Rethinking the future of a common Personal Digital Archive through co-creation

Centre for Digital Humanities & Department of Knowledge Infrastructures, Faculty of Arts & Campus Fryslân, University of Groningen, [email protected]

Supervisors: Prof. Dr Susan Aasman, Prof. Dr Anne Beaulieu, Dr Sabrina Sauer

Background

After obtaining my Fine Arts degree from Academy Minerva, creating site-specific audiovisual installations questioning the relation between the human body and digital technologies, I began with the pre-master Arts, Cognition and Criticism followed by the Research Master Arts, Media, and Literary Studies.
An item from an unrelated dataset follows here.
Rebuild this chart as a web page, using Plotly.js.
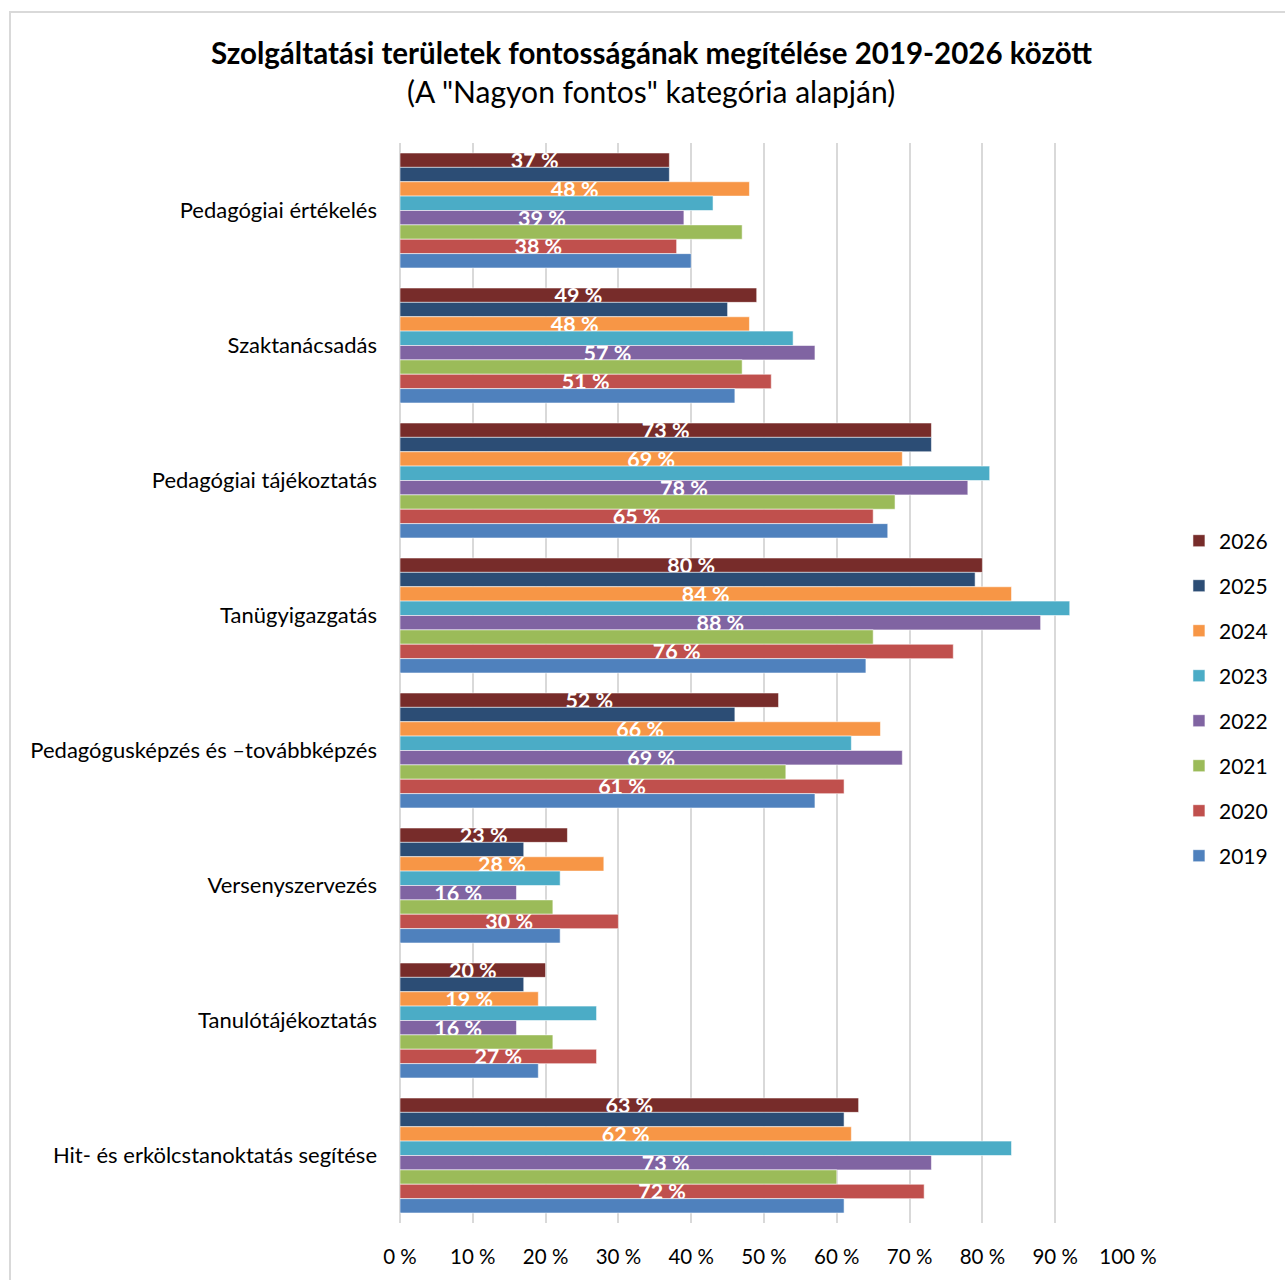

During this time, I also worked as a research assistance for an ethnographic research project, resulting in a co-authored book chapter. After graduating cum laude with the master thesis The Performance of Smart Home Technology in Everyday Life: a Digital Material Engagement Perspective on a Smart Toothbrush, I worked as a seminar instructor in the BA Media Studies.

Content

Who should determine the future of our past? Personal digital material is currently mostly preserved through commercially driven technologies. This is worrying, for although it may seem that these privately-owned cloud services are spaces where our precious pictures will exist forever, long-term sustainable archiving practices are not these service providers’ primary concern. This research project explores an alternative approach to sustainable everyday archival data management; establishing a public-private-civic collaboration to cocreate a dynamic and commonly governed open-source infrastructure, securing our personal memories. The theoretical and methodological framework is positioned between Science and Technology Studies (STS) and Digital Humanities (DH). The integration of these two disciplines allows us to map the infrastructure of the personal digital archive and concurrently critically contextualise it.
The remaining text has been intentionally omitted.